The main lesson is that we must be careful when we talk about whether an agent prefers X at t to Y at t'. In cases like the wine example, those preferences will be relative to what you believe you get before and after the relevant times. And since these beliefs can easily be different for t and for t', we get a spurious appearance of preference reversals.
Fishburn and Rubinstein do mention, on p.678, that a preference for X at t to Y at t' "can" [??] be understood as a preference for an entire history (0,0,0,X,0,0,0,...) to an alternative history (0,0,0,0,0,Y,0,0,...), where X and Y are in position t and t' respectively and 0 is some null outcome.

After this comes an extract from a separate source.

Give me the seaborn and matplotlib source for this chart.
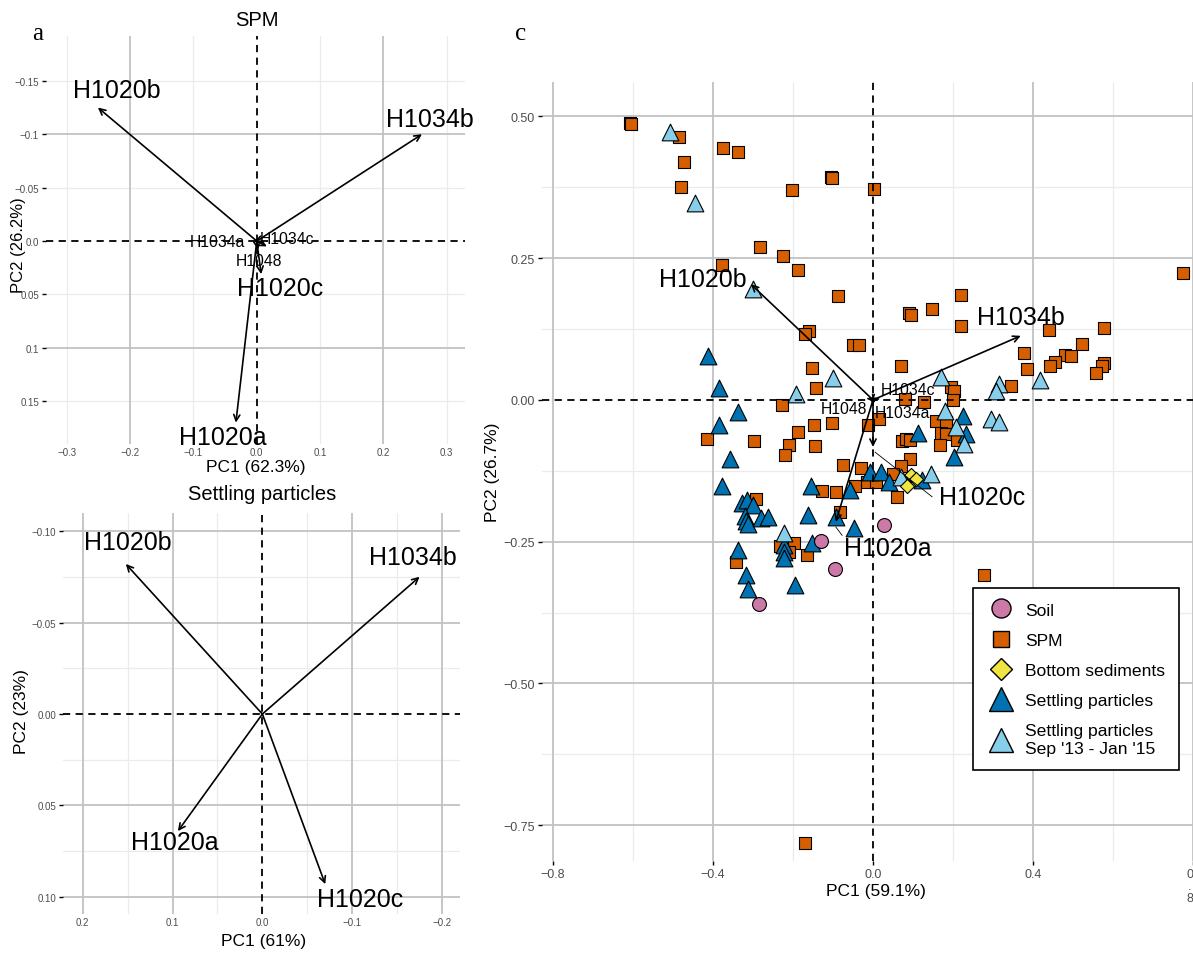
import numpy as np
import pandas as pd
import matplotlib
matplotlib.use("Agg")
import matplotlib.pyplot as plt
from matplotlib.lines import Line2D
import seaborn as sns

sns.set_theme(style="white")
plt.rcParams["font.family"] = ["Liberation Sans", "DejaVu Sans"]
plt.rcParams["axes.unicode_minus"] = True
plt.rcParams["text.color"] = "black"

# ---------------------------------------------------------------- data
# variable loadings, SPM-only PCA (panel a)
spm_vars = ["H1020b", "H1034b", "H1020a", "H1020c", "H1034c", "H1034a", "H1048"]
spm_load_pc1 = [-0.251, 0.261, -0.033, 0.007, 0.016, -0.004, 0.002]
spm_load_pc2 = [-0.125, -0.100, 0.170, 0.031, 0.005, 0.001, 0.008]

# variable loadings, settling-particle PCA (panel b)
sp_vars = ["H1020b", "H1034b", "H1020a", "H1020c"]
sp_load_pc1 = [0.152, -0.175, 0.094, -0.070]
sp_load_pc2 = [-0.082, -0.075, 0.064, 0.093]

# variable loadings, combined PCA (panel c)
all_vars = ["H1020b", "H1034b", "H1020a", "H1020c", "H1034c", "H1034a", "H1048"]
all_load_pc1 = [-0.305, 0.369, -0.093, 0.000, 0.012, 0.006, -0.006]
all_load_pc2 = [0.204, 0.113, -0.215, -0.083, 0.004, -0.005, -0.004]

# sample scores, combined PCA (panel c)
soil_pc1 = [-0.131, 0.028, -0.095, -0.285]
soil_pc2 = [-0.249, -0.220, -0.299, -0.359]

spm_pc1 = [-0.607, -0.605, -0.484, -0.375, -0.337, -0.471, -0.480, -0.106, -0.103, -0.202,
           0.003, -0.282, -0.224, -0.188, -0.376, -0.087, 0.775, 0.220, 0.090, 0.094,
           0.148, 0.220, 0.440, 0.578, 0.378, 0.523, 0.480, 0.494, 0.455, 0.442,
           0.578, 0.572, 0.558, 0.385, 0.344, 0.069, 0.194, 0.203, -0.161, -0.171,
           -0.051, -0.035, -0.152, -0.143, -0.227, 0.080, 0.128, 0.201, 0.015, -0.012,
           0.157, 0.183, 0.169, 0.182, 0.073, 0.082, 0.093, 0.167, 0.211, 0.093,
           -0.414, -0.296, -0.188, -0.147, -0.102, -0.210, -0.221, -0.145, -0.074, -0.031,
           0.069, -0.014, 0.008, 0.060, 0.050, -0.293, -0.127, -0.093, -0.046, -0.083,
           -0.198, -0.233, -0.210, -0.341, -0.166, 0.276, -0.169]
spm_pc2 = [0.489, 0.486, 0.464, 0.444, 0.437, 0.420, 0.376, 0.393, 0.391, 0.370,
           0.371, 0.269, 0.254, 0.229, 0.237, 0.184, 0.224, 0.185, 0.154, 0.150,
           0.160, 0.131, 0.123, 0.127, 0.083, 0.099, 0.079, 0.077, 0.066, 0.060,
           0.065, 0.060, 0.048, 0.055, 0.025, 0.060, 0.023, 0.016, 0.122, 0.116,
           0.096, 0.097, 0.056, 0.021, -0.009, 0.002, -0.003, -0.001, -0.034, -0.045,
           -0.038, -0.039, -0.058, -0.060, -0.072, -0.069, -0.070, -0.080, -0.070, -0.104,
           -0.069, -0.073, -0.056, -0.044, -0.041, -0.079, -0.097, -0.082, -0.115, -0.120,
           -0.116, -0.145, -0.145, -0.172, -0.130, -0.174, -0.161, -0.163, -0.152, -0.198,
           -0.252, -0.258, -0.268, -0.285, -0.273, -0.308, -0.782]

sed_pc1 = [0.094, 0.107, 0.086]
sed_pc2 = [-0.133, -0.139, -0.151]

settling_pc1 = [-0.411, -0.385, -0.338, -0.385, -0.356, -0.377, -0.328, -0.314, -0.300, -0.320,
                -0.318, -0.312, -0.281, -0.263, -0.154, -0.163, -0.058, -0.093, -0.048, -0.338,
                -0.222, -0.222, -0.222, -0.152, -0.316, -0.312, -0.195, -0.008, 0.019, 0.040,
                0.123, 0.113, 0.226, 0.232, 0.203]
settling_pc2 = [0.078, 0.021, -0.021, -0.045, -0.104, -0.151, -0.182, -0.177, -0.186, -0.204,
                -0.214, -0.218, -0.208, -0.207, -0.152, -0.203, -0.158, -0.207, -0.226, -0.264,
                -0.255, -0.268, -0.279, -0.252, -0.308, -0.334, -0.326, -0.127, -0.127, -0.145,
                -0.142, -0.058, -0.028, -0.060, -0.101]

settling_early_pc1 = [-0.507, -0.444, -0.299, 0.170, 0.418, 0.315, 0.308, -0.100, -0.193,
                      0.180, 0.294, 0.315, 0.207, 0.228, 0.069, 0.144, -0.223]
settling_early_pc2 = [0.472, 0.348, 0.195, 0.040, 0.035, 0.028, 0.016, 0.039, 0.011,
                      -0.019, -0.033, -0.039, -0.048, -0.077, -0.136, -0.130, -0.234]

groups = ["Soil", "SPM", "Bottom sediments", "Settling particles",
          "Settling particles\nSep '13 - Jan '15"]

# ---------------------------------------------------------------- styles
colors = {"Soil": "#CC79A7", "SPM": "#D55E00", "Bottom sediments": "#F0E442",
          "Settling particles": "#0072B2", groups[4]: "#87CEEB"}
markers = {"Soil": "o", "SPM": "s", "Bottom sediments": "D",
           "Settling particles": "^", groups[4]: "^"}
point_area = {"Soil": 100, "SPM": 84, "Bottom sediments": 52,
              "Settling particles": 145, groups[4]: 145}
legend_msize = {"Soil": 13.7, "SPM": 11.5, "Bottom sediments": 11.7,
                "Settling particles": 17.3, groups[4]: 17.3}

GRID_DARK = "#c2c2c2"
GRID_LIGHT = "#ebebeb"
TICK_COL = "#4d4d4d"
BIG, SMALL = 18, 11.3

FIG_W, FIG_H = 1193, 954


def fx(px):
    return px / FIG_W


def fy(py):
    return 1 - py / FIG_H


def box(l, t, r, b):
    return [fx(l), fy(b), (r - l) / FIG_W, (b - t) / FIG_H]


def style_axes(ax, xdark, xlight, ydark, ylight, tick_size, xtick_len):
    ax.set_facecolor("white")
    for s in ax.spines.values():
        s.set_visible(False)
    for v in xlight:
        ax.axvline(v, color=GRID_LIGHT, lw=0.9, zorder=0)
    for v in ylight:
        ax.axhline(v, color=GRID_LIGHT, lw=0.9, zorder=0)
    for v in xdark:
        ax.axvline(v, color=GRID_DARK, lw=1.3, zorder=0)
    for v in ydark:
        ax.axhline(v, color=GRID_DARK, lw=1.3, zorder=0)
    ax.axhline(0, color="black", lw=1.3, ls=(0, (4, 3)), zorder=3)
    ax.axvline(0, color="black", lw=1.3, ls=(0, (4, 3)), zorder=3)
    ax.tick_params(axis="y", length=3, width=1, color="black", pad=2,
                   labelsize=tick_size, labelcolor=TICK_COL, left=True)
    ax.tick_params(axis="x", length=xtick_len, width=1, color="black", pad=2,
                   labelsize=tick_size, labelcolor=TICK_COL, bottom=True)
    ax.grid(False)


def draw_arrows(ax, pc1, pc2, lw=1.2, scale=11):
    for x, y in zip(pc1, pc2):
        ax.annotate("", xy=(x, y), xytext=(0, 0),
                    arrowprops=dict(arrowstyle="->", lw=lw, color="black",
                                    shrinkA=0, shrinkB=0, mutation_scale=scale),
                    zorder=4)


fig = plt.figure(figsize=(11.93, 9.54), dpi=100)

# ---------------------------------------------------------------- panel a
ax_a = fig.add_axes(box(46, 37, 465, 445))
ax_a.set_xlim(-0.333, 0.329)
ax_a.set_ylim(0.190, -0.192)
style_axes(ax_a, [-0.2, 0.2], [-0.3, -0.1, 0.1, 0.3], [-0.1, 0.1],
           [-0.15, -0.05, 0.05, 0.15], 7, 0)
ax_a.set_xticks([-0.3, -0.2, -0.1, 0.0, 0.1, 0.2, 0.3])
ax_a.set_xticklabels(["\u22120.3", "\u22120.2", "\u22120.1", "0.0", "0.1", "0.2", "0.3"])
ax_a.set_yticks([-0.15, -0.1, -0.05, 0.0, 0.05, 0.1, 0.15])
ax_a.set_yticklabels(["\u22120.15", "\u22120.1", "\u22120.05", "0.0", "0.05", "0.1", "0.15"])
draw_arrows(ax_a, spm_load_pc1, spm_load_pc2)
a_label_pos = [(-0.221, -0.141), (0.274, -0.114), (-0.054, 0.183), (0.037, 0.044),
               (0.047, -0.002), (-0.062, 0.0), (0.004, 0.018)]
a_label_size = [BIG, BIG, BIG, BIG, SMALL, SMALL, SMALL]
for name, (x, y), fs in zip(spm_vars, a_label_pos, a_label_size):
    ax_a.text(x, y, name, fontsize=fs, ha="center", va="center", zorder=5)

fig.text(fx(257), fy(21), "SPM", fontsize=14.5, ha="center", va="center")
fig.text(fx(256), fy(468), "PC1 (62.3%)", fontsize=12.5, ha="center", va="center")
fig.text(fx(19), fy(245), "PC2 (26.2%)", fontsize=12, ha="center", va="center",
         rotation=90)
fig.text(fx(38), fy(34), "a", fontsize=18, ha="center", va="center",
         family=["Liberation Serif", "DejaVu Serif"])

# ---------------------------------------------------------------- panel b
ax_b = fig.add_axes(box(63.3, 514.3, 460, 915))
ax_b.set_xlim(0.2216, -0.220)
ax_b.set_ylim(0.1093, -0.1097)
style_axes(ax_b, [-0.2, -0.1, 0.1, 0.2], [-0.15, -0.05, 0.05, 0.15],
           [-0.1, -0.05, 0.05, 0.1], [-0.075, -0.025, 0.025, 0.075], 7, 0)
ax_b.set_xticks([0.2, 0.1, 0.0, -0.1, -0.2])
ax_b.set_xticklabels(["0.2", "0.1", "0.0", "\u22120.1", "\u22120.2"])
ax_b.set_yticks([-0.10, -0.05, 0.0, 0.05, 0.10])
ax_b.set_yticklabels(["\u22120.10", "\u22120.05", "0.00", "0.05", "0.10"])
draw_arrows(ax_b, sp_load_pc1, sp_load_pc2)
b_label_pos = [(0.150, -0.094), (-0.168, -0.0857), (0.097, 0.0702), (-0.109, 0.101)]
for name, (x, y) in zip(sp_vars, b_label_pos):
    ax_b.text(x, y, name, fontsize=BIG, ha="center", va="center", zorder=5)

fig.text(fx(262), fy(494), "Settling particles", fontsize=14.5, ha="center", va="center")
fig.text(fx(264), fy(942), "PC1 (61%)", fontsize=12.5, ha="center", va="center")
fig.text(fx(22), fy(712), "PC2 (23%)", fontsize=12.5, ha="center", va="center",
         rotation=90)

# ---------------------------------------------------------------- panel c
ax_c = fig.add_axes(box(541.5, 83, 1193.3, 862))
ax_c.set_xlim(-0.828, 0.8)
ax_c.set_ylim(-0.813, 0.5605)
style_axes(ax_c, [-0.8, -0.4, 0.4, 0.8], [-0.6, -0.2, 0.2, 0.6],
           [-0.75, -0.5, -0.25, 0.25, 0.5], [-0.625, -0.375, -0.125, 0.125, 0.375],
           9, 3)

scores = pd.concat([
    pd.DataFrame({"PC1": spm_pc1, "PC2": spm_pc2, "group": "SPM"}),
    pd.DataFrame({"PC1": settling_pc1, "PC2": settling_pc2, "group": "Settling particles"}),
    pd.DataFrame({"PC1": settling_early_pc1, "PC2": settling_early_pc2, "group": groups[4]}),
    pd.DataFrame({"PC1": soil_pc1, "PC2": soil_pc2, "group": "Soil"}),
    pd.DataFrame({"PC1": sed_pc1, "PC2": sed_pc2, "group": "Bottom sediments"}),
], ignore_index=True)

for g in ["SPM", "Settling particles", groups[4], "Soil", "Bottom sediments"]:
    sub = scores[scores["group"] == g]
    sns.scatterplot(data=sub, x="PC1", y="PC2", ax=ax_c, marker=markers[g],
                    color=colors[g], s=point_area[g], edgecolor="black",
                    linewidth=0.8, legend=False, zorder=2)

ax_c.set_xlabel("")
ax_c.set_ylabel("")
ax_c.set_xticks([-0.8, -0.4, 0.0, 0.4, 0.8])
ax_c.set_xticklabels(["\u22120.8", "\u22120.4", "0.0", "0.4", "0\n.\n8"])
last = ax_c.get_xticklabels()[-1]
last.set_horizontalalignment("right")
last.set_multialignment("center")
last.set_linespacing(1.0)
ax_c.set_yticks([-0.75, -0.5, -0.25, 0.0, 0.25, 0.5])
ax_c.set_yticklabels(["\u22120.75", "\u22120.50", "\u22120.25", "0.00", "0.25", "0.50"])

draw_arrows(ax_c, all_load_pc1, all_load_pc2)
c_label_pos = [(-0.4245, 0.213), (0.369, 0.1455), (0.037, -0.261), (0.2735, -0.171),
               (0.088, 0.018), (0.073, -0.022), (-0.0725, -0.016)]
c_label_size = [BIG, BIG, BIG, BIG, SMALL, SMALL, SMALL]
for name, (x, y), fs in zip(all_vars, c_label_pos, c_label_size):
    ax_c.text(x, y, name, fontsize=fs, ha="center", va="center", zorder=5)
# leader segments for the repelled labels
ax_c.plot([0.005, 0.148], [-0.092, -0.171], color="black", lw=0.6, zorder=4)
ax_c.plot([-0.093, -0.077], [-0.224, -0.239], color="black", lw=0.6, zorder=4)

handles = [Line2D([], [], ls="none", marker=markers[g], markersize=legend_msize[g],
                  markerfacecolor=colors[g], markeredgecolor="black",
                  markeredgewidth=1.0) for g in groups]
leg = ax_c.legend(handles, groups, loc="upper left", bbox_to_anchor=(0.662, 0.350),
                  frameon=True, fancybox=False, edgecolor="black", framealpha=1,
                  fontsize=12.6, borderpad=0.8, handlelength=1.6, handletextpad=0.57,
                  labelspacing=0.85, borderaxespad=0)
for t in leg.get_texts():
    t.set_linespacing(1.3)
leg.get_frame().set_linewidth(1.2)
leg.set_zorder(6)

fig.text(fx(876), fy(892), "PC1 (59.1%)", fontsize=12.5, ha="center", va="center")
fig.text(fx(493), fy(472), "PC2 (26.7%)", fontsize=12.5, ha="center", va="center",
         rotation=90)
fig.text(fx(521), fy(34), "c", fontsize=18, ha="center", va="center",
         family=["Liberation Serif", "DejaVu Serif"])

fig.savefig("out.png", dpi=100, facecolor="white")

That would take the temporal context into account, at the cost of making the so-defined notion of comparative preference relation (between X at t and Y at t') inapplicable to almost any realistic scenario. But even Fishburn and Rubinstein don't insist that this is how the preference relation should be understood, and in subsequent work such as Halevy's, no such interpretation is assumed. But then we're implicitly assuming that the preference for X at t to Y at t' is independent of what happens earlier or later -- i.e., we're assuming separability of preferences across time, which is implausible, and violated in the wine example.
(In footnote 16 of his paper, Havely says that "no separability restrictions are imposed on preferences in this paper". If I'm right, then that's false.)
Even Koopmans's concept of preference over entire time streams is not enough to adequately model the wine case, however, since the relevant streams only extend into the future. To capture the wine preferences, they must also extend into the past.
If we adjust the definition of invariance to that kind preference relation, invariance and time consistency no longer imply stationarity.